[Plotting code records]
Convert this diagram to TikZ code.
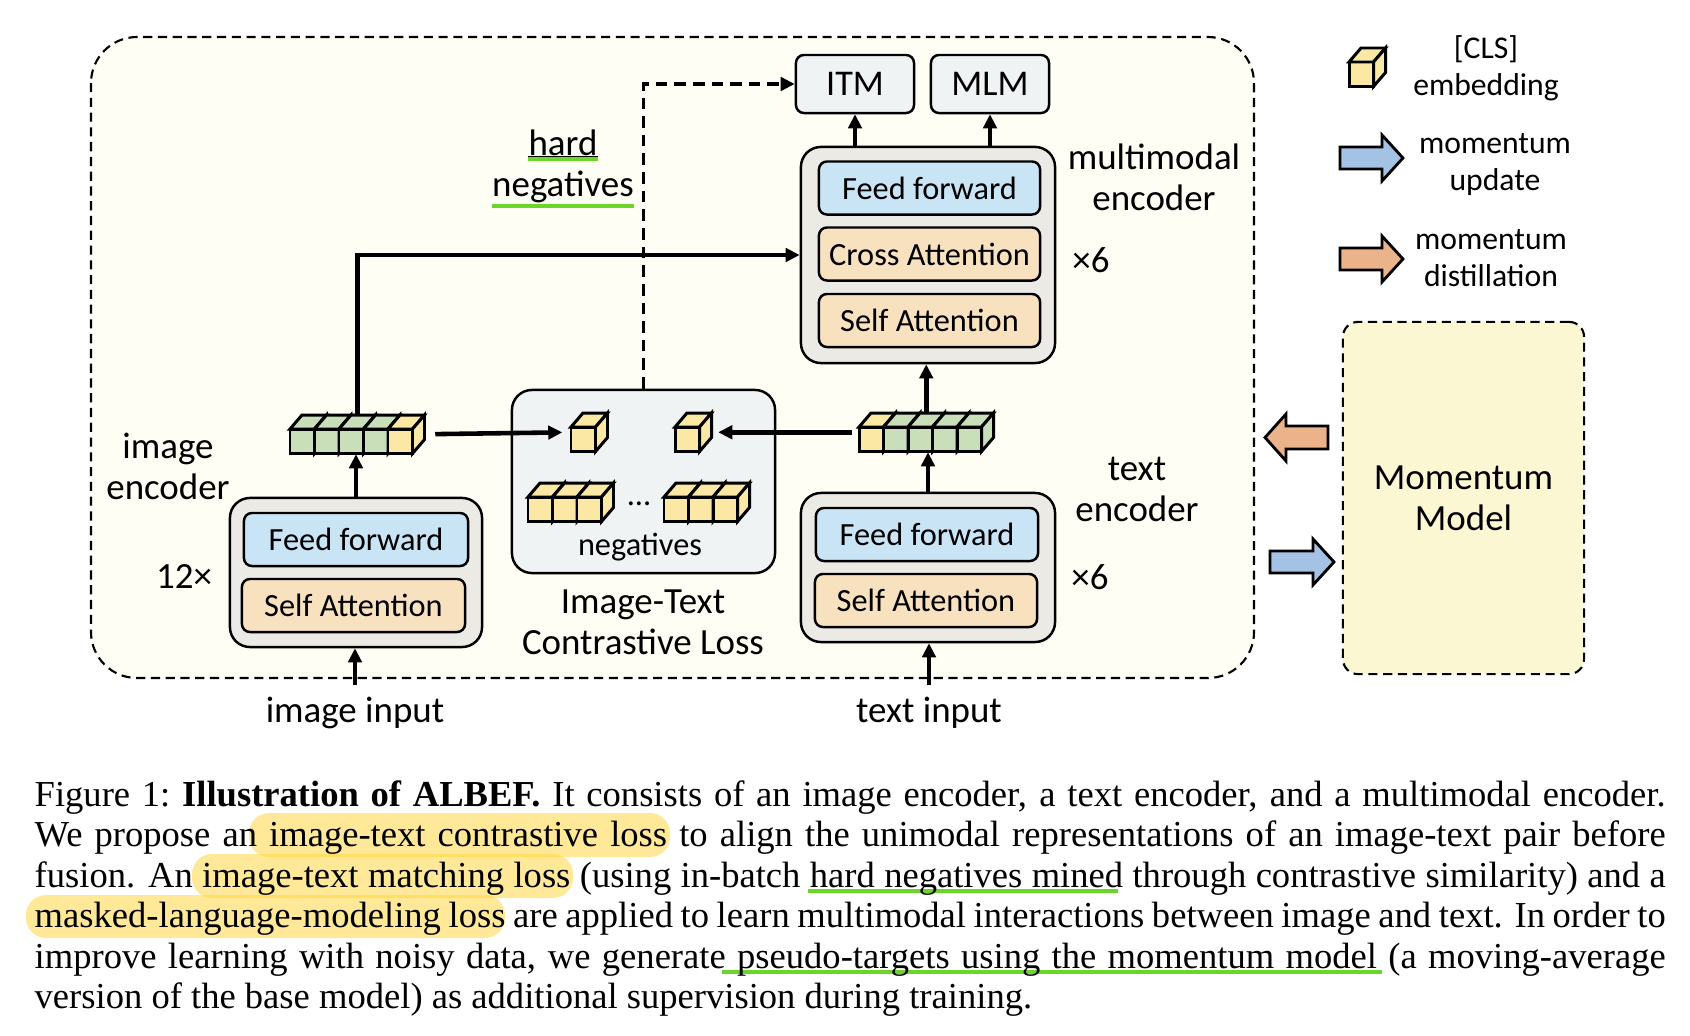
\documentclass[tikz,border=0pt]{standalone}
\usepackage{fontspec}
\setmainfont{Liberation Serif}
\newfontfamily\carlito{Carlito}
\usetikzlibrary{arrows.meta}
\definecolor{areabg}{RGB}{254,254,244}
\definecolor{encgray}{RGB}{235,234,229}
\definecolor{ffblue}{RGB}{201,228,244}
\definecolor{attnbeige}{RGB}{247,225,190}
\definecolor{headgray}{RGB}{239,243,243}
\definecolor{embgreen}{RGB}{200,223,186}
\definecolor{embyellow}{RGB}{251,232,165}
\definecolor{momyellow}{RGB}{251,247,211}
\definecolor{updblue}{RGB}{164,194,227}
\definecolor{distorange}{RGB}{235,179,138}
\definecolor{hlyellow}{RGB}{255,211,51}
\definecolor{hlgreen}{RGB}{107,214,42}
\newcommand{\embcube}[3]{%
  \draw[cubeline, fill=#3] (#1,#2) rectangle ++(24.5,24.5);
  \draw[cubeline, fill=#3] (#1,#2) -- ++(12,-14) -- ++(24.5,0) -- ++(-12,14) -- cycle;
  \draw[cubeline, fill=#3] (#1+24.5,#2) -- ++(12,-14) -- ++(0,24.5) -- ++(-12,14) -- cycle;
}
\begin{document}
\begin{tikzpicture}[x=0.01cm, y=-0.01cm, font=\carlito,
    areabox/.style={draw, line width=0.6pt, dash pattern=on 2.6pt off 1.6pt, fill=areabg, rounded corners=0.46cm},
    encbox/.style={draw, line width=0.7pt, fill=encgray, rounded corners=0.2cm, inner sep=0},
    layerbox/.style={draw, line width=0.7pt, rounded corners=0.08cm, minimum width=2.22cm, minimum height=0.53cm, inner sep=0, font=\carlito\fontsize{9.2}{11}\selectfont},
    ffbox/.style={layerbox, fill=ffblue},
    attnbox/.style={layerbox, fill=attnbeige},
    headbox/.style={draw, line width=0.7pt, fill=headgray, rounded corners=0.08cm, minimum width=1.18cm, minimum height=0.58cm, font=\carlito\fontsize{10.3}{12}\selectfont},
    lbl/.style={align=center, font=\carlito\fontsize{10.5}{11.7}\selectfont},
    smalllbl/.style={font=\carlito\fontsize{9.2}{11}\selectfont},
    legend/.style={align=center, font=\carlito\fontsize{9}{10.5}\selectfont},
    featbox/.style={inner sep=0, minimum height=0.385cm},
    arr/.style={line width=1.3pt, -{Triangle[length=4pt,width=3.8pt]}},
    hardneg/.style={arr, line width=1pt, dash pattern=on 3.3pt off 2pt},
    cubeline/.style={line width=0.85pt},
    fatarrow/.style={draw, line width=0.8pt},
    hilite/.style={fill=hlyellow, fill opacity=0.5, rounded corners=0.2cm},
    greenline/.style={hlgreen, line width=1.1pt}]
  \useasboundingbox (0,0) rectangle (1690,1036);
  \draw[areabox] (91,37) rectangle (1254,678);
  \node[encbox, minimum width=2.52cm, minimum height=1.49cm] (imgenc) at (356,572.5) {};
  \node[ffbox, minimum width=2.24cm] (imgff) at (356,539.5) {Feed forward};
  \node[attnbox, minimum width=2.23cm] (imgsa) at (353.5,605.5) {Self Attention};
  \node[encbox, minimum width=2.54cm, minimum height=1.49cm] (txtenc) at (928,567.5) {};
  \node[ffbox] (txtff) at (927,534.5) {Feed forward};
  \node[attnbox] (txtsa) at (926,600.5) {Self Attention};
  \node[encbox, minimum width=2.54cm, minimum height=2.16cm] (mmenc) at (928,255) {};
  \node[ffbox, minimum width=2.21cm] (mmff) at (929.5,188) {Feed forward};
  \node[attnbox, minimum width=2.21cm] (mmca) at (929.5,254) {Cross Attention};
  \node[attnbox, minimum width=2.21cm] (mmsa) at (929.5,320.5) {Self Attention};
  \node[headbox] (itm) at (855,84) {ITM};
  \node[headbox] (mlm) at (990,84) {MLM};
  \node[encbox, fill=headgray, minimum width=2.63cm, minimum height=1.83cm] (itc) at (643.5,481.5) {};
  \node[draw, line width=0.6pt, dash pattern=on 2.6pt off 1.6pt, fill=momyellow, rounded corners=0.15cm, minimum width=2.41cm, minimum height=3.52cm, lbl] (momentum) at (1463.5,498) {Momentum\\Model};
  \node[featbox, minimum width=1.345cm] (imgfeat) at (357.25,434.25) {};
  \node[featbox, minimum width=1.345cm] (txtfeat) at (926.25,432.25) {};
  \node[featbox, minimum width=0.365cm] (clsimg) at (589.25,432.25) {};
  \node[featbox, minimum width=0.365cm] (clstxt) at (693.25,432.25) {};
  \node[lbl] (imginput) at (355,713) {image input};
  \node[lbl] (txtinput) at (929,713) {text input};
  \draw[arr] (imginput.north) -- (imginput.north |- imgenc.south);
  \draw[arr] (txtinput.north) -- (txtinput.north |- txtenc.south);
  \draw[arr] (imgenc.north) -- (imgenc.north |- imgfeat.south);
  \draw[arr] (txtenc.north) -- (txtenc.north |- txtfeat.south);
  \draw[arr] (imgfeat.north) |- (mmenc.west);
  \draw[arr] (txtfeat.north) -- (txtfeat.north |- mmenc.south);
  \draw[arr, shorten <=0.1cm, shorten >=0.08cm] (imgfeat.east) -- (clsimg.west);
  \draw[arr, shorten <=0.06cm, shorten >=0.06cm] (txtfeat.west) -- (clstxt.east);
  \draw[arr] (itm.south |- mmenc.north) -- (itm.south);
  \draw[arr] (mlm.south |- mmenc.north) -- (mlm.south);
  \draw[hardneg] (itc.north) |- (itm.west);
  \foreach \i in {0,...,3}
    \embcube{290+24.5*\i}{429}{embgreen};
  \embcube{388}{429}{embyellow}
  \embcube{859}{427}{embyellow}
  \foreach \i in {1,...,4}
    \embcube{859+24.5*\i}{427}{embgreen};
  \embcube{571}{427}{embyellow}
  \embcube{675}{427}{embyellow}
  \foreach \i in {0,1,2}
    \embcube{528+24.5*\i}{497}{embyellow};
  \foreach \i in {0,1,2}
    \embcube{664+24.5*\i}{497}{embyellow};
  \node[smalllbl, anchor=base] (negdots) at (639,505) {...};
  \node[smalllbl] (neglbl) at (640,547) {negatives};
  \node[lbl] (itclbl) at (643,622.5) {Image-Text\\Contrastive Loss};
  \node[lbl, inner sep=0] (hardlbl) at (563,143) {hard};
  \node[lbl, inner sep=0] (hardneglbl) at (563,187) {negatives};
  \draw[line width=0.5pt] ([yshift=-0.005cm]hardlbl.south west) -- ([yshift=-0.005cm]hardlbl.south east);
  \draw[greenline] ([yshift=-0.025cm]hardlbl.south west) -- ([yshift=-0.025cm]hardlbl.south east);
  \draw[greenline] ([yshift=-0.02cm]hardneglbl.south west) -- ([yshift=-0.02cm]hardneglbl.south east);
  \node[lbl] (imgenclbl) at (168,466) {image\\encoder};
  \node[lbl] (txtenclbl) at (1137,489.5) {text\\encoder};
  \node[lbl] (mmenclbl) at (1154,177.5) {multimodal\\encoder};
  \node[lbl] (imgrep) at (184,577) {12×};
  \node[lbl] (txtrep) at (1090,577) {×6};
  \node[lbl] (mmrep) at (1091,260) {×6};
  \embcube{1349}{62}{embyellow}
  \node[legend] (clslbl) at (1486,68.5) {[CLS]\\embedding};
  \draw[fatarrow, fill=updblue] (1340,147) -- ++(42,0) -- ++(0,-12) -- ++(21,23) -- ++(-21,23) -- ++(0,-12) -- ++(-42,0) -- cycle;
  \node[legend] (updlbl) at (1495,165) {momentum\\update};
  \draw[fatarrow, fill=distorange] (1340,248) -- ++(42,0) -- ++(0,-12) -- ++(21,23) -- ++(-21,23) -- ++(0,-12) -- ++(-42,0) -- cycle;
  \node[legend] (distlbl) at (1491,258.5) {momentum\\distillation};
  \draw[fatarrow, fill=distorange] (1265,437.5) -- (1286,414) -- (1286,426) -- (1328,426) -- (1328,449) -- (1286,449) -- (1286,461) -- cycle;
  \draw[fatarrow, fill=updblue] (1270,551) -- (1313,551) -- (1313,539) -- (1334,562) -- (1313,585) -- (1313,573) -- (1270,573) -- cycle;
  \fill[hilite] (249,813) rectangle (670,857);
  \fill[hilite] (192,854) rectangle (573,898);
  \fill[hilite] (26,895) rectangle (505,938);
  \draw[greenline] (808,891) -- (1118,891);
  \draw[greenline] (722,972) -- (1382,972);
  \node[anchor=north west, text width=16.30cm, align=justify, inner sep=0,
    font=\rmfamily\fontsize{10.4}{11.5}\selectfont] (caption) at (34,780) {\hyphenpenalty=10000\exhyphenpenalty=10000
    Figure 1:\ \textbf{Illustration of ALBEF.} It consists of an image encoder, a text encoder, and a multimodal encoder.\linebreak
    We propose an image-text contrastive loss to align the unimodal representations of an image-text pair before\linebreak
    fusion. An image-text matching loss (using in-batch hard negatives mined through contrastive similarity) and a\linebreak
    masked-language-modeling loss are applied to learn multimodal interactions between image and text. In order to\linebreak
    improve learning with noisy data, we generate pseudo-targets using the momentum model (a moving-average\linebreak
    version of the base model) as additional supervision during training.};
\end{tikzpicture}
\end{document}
==
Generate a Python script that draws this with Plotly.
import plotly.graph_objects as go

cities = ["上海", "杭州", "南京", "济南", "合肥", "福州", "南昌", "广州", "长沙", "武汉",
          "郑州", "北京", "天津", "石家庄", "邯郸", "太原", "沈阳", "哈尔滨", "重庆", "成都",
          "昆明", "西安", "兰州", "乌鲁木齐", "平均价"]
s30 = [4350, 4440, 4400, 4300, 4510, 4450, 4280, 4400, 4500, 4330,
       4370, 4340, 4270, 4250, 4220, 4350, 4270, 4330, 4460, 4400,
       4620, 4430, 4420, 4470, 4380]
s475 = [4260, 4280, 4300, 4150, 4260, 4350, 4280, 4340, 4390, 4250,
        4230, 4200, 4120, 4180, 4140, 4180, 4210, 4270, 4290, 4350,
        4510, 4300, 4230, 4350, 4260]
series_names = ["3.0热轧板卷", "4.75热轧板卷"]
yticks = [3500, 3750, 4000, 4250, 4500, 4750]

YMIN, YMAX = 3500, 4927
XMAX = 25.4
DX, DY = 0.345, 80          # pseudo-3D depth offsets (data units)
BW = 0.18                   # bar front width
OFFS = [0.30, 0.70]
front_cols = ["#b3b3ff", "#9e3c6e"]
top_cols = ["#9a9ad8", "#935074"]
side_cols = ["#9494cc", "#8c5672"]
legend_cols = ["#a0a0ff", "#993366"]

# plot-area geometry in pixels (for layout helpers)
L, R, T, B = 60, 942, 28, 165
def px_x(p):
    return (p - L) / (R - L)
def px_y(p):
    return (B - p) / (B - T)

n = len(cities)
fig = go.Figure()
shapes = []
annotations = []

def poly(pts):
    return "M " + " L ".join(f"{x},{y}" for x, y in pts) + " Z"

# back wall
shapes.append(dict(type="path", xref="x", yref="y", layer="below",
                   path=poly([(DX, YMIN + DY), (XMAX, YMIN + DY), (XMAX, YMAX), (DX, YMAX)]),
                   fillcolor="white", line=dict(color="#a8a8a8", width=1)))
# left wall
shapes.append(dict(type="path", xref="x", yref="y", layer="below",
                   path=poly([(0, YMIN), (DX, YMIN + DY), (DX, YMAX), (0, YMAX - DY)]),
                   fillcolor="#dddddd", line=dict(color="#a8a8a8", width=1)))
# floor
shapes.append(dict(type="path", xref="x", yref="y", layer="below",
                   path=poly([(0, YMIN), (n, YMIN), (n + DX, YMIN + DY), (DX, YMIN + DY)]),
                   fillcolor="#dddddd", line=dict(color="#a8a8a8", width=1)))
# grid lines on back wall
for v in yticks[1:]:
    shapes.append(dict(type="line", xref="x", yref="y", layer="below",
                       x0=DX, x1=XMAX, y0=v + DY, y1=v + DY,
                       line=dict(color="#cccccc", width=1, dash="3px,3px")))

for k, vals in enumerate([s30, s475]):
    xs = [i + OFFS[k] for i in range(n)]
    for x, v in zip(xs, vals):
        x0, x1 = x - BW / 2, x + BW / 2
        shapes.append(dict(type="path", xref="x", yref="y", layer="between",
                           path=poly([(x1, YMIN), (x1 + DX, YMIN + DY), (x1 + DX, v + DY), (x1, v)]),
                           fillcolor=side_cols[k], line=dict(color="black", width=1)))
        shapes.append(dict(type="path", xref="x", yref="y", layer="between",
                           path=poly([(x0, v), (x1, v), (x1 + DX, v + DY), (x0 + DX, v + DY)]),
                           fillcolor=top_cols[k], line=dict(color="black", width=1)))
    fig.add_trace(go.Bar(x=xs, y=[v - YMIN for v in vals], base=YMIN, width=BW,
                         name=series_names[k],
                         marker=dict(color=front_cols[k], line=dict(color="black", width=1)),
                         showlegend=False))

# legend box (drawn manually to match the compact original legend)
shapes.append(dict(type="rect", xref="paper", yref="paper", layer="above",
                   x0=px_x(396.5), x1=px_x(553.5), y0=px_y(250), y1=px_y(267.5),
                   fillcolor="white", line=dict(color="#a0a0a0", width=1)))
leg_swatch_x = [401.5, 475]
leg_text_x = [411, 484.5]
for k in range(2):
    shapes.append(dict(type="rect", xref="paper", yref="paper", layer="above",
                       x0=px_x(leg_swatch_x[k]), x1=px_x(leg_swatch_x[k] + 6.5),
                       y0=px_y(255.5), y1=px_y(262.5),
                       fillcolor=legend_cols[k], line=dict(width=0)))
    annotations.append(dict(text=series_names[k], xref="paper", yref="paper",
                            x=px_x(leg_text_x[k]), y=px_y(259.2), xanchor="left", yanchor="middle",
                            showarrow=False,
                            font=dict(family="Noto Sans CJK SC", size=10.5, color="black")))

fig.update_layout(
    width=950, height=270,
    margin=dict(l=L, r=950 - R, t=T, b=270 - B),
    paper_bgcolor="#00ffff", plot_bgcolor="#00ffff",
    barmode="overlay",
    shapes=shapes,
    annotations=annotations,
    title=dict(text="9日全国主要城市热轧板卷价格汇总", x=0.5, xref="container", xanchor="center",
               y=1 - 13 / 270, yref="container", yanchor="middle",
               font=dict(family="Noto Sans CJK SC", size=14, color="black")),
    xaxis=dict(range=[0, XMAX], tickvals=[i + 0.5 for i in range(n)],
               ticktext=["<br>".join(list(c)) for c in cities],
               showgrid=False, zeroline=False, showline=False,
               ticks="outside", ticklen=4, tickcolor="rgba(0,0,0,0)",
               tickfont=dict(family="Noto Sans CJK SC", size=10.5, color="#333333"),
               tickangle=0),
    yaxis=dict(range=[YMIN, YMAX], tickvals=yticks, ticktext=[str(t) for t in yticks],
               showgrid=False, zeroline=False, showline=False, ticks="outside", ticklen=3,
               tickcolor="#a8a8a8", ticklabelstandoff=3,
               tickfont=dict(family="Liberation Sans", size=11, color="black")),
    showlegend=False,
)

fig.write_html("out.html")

◆ Given request ◆
Above are records; repeat only the lines starting at the line with "Generate a Python" and ending at the line with "import plotly.graph_objects as go", exactly as they appear, both included.

◆ In response ◆
Generate a Python script that draws this with Plotly.
import plotly.graph_objects as go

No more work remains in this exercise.